Isaiah envisions a time when the redeemed people of God will return to their own land singing songs of everlasting joy (35:9-10). This is Jubilee on a grand scale, release from the bondage for the whole nation!
Isaiah also declares that the Servant, whom God chooses to save his people, will bring justice, be gentle with the weak, and release captives (debtors?) who waste away in dark dungeons. This Servant will proclaim good news to the poor, comfort the brokenhearted, proclaim liberty (same word as “release” in Lev 25:10) for captives and freedom for prisoners (Isa 61:1-2; cf. 42:1-7; 58:6-7).

Jesus and Jubilee

When Jesus begins his ministry, he declares himself to be God’s anointed Servant and makes Isaiah 61 his Messianic Mission Statement (Luke 4:18-19). Jesus enlarges the meaning of the Jubilee; he fills it with spiritual significance but does not eliminate the social and economic aspects. In fact, he calls the poor blessed (Luke 6:20; Matt 5:3), releases people from physical and spiritual bondage (Luke 4:31-44; 5:12-26), and tells his disciples to lend freely (Luke 6:34-36) and forgive (relational and financial?) debts just as God forgives them (Luke 11:4; Matt 6:12; 18:21-35). All this is “good news to the poor” (Luke 7:18-22)!

If Jesus’ physical and spiritual liberation began the Jubilee that Isaiah hoped for, his followers continued that same liberating mission.  They did not preach only about future blessing in heaven. Like Jesus, they made the reign of heaven real on earth. They shared all they had so that “there were no needy people among them” (Acts 4:34; cf. 2:42-47; Dt 15:4, 11)! In the community of Jesus, Jubilee had begun.

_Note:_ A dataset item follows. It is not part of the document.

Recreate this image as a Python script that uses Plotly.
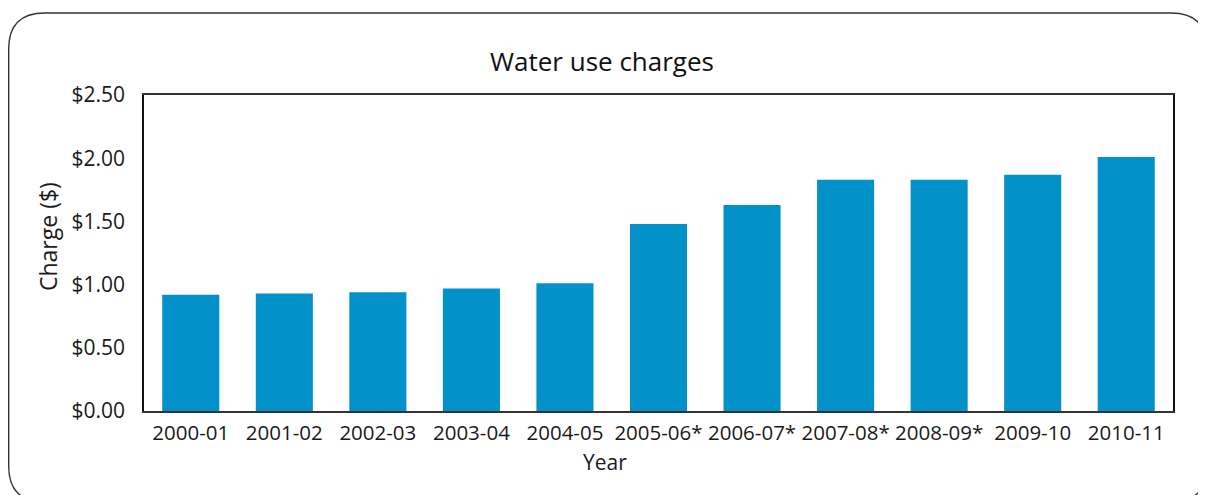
import plotly.graph_objects as go

years = ["2000-01", "2001-02", "2002-03", "2003-04", "2004-05", "2005-06*",
         "2006-07*", "2007-08*", "2008-09*", "2009-10", "2010-11"]
charges = [0.92, 0.93, 0.94, 0.97, 1.01, 1.48, 1.63, 1.83, 1.83, 1.87, 2.01]
y_ticks = [0, 0.5, 1.0, 1.5, 2.0, 2.5]
y_tick_text = ["$0.00", "$0.50", "$1.00", "$1.50", "$2.00", "$2.50"]

# The page body has an 8px margin, so the figure is laid out in figure pixels
# (page pixel minus 8).
W, H = 1198, 487
ML, MR, MT, MB = 136, 33, 87, 84
PW, PH = W - ML - MR, H - MT - MB

def px(x):
    return (x - ML) / PW

def py(y):
    return (H - MB - y) / PH

# rounded outer frame (figure pixels converted to paper)
L, T, R, B, r = 0.7, 5, 1199, 494, 36
pts = [
    ("M", [(L + r, T)]),
    ("L", [(R - r, T)]),
    ("Q", [(R, T), (R, T + r)]),
    ("L", [(R, B - r)]),
    ("Q", [(R, B), (R - r, B)]),
    ("L", [(L + r, B)]),
    ("Q", [(L, B), (L, B - r)]),
    ("L", [(L, T + r)]),
    ("Q", [(L, T), (L + r, T)]),
]
path = ""
for cmd, ps in pts:
    path += cmd + " " + " ".join(f"{px(a):.5f},{py(b):.5f}" for a, b in ps) + " "
path += "Z"

font = "Open Sans, Noto Sans, sans-serif"

fig = go.Figure(go.Bar(x=years, y=charges, marker=dict(color="#0391C9", line_width=0)))

fig.update_layout(
    width=W, height=H,
    margin=dict(l=ML, r=MR, t=MT, b=MB),
    paper_bgcolor="white", plot_bgcolor="white",
    bargap=0.39,
    showlegend=False,
    font=dict(family=font, color="#1a1a1a", size=21),
    title=dict(text="Water use charges", x=(602 - 8) / W, xanchor="center", y=1 - 54 / H, yanchor="middle",
               font=dict(size=26, family=font, color="#111")),
    shapes=[dict(type="path", path=path, xref="paper", yref="paper",
                 line=dict(color="#333", width=1.4), fillcolor="rgba(0,0,0,0)", layer="below")],
    annotations=[
        dict(text="Year", xref="paper", yref="paper", x=px(605 - 8), y=py(462 - 8),
             xanchor="center", yanchor="middle", showarrow=False, font=dict(size=21)),
        dict(text="Charge ($)", xref="paper", yref="paper", x=px(48 - 8), y=py(237 - 8),
             xanchor="center", yanchor="middle", textangle=-90, showarrow=False, font=dict(size=23)),
    ],
)
fig.update_xaxes(
    type="category",
    showline=True, linecolor="#333", linewidth=1.5, mirror=True,
    ticks="", ticklabelstandoff=3, tickfont=dict(size=20.5),
    showgrid=False,
)
fig.update_yaxes(
    range=[0, 2.5], tickvals=y_ticks, ticktext=y_tick_text,
    showline=True, linecolor="#111", linewidth=1.5, mirror=True,
    ticks="", ticklabelstandoff=13, tickfont=dict(size=21),
    showgrid=False, zeroline=False,
)

fig.write_html("out.html")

Applying Jubilee Principles

Few of us own slaves or have ancestral lands like those in Israel. And our economic system is different from both ancient Israel and first century Palestine. So how do we follow Jesus in proclaiming release to captives and the year of the Lord’s favor in the twenty-first century? Here are five suggestions:
  1. First, we should recognize that even though slavery is history in America and personal property rights are well protected here, such is not the case in most of the world. Gross injustices, such as debt slavery and land seizure, still happen in the developing world, and they trap families in cycles of inescapable poverty – inescapable unless, of course, someone comes to their rescue (see ijm.org).
  2. Our Christian ministry and missionary work should be as holistic as that of Jesus and his disciples. In other words, our evangelism should not be limited to sharing a message, although that message is crucial. It should also meet practical needs of the poor and secure justice for the oppressed. The kingdom has come, and is coming to earth now! The gospel is good news for life in this world: it propels us to meet practical needs in the present.
  3. God wants all people to have access to resources instead of all wealth being stockpiled by the rich (Luke 12:13-21). Stockpiling only leads to oppression and destruction of the powerless. Distribution of resources does not mean a handout for the poor, but a release from bondage and restoration of opportunity.
  4. God cares about families. The Jubilee kept families together and gave them the dignity and opportunity to prosper by their own efforts and to avoid the social ills that come from debt.
  5. It’s a spiritual issue. What did/would it take to make the Jubilee work? Recognition of God’s ownership. Reliance on his provision. Obedience to his will. Economic obedience grows out of faith that he will provide, as he promises, to those who submit to him. It also grows out of gratitude for God’s redemption and forgiveness (that’s why Jubilee was announced on the Day of Atonement – Lev 25:9). Our experience of extravagant redemption should lead us extravagant grace and generosity toward others (Matt 18:21-35).
What do you think of Israel's Jubilee laws? How might you personally to proclaim liberty?


[1] Christopher J. H. Wright, The Mission of God: Unlocking the Bible’s Grand Narrative (Downers Grove: InterVarsity, 2006), 294.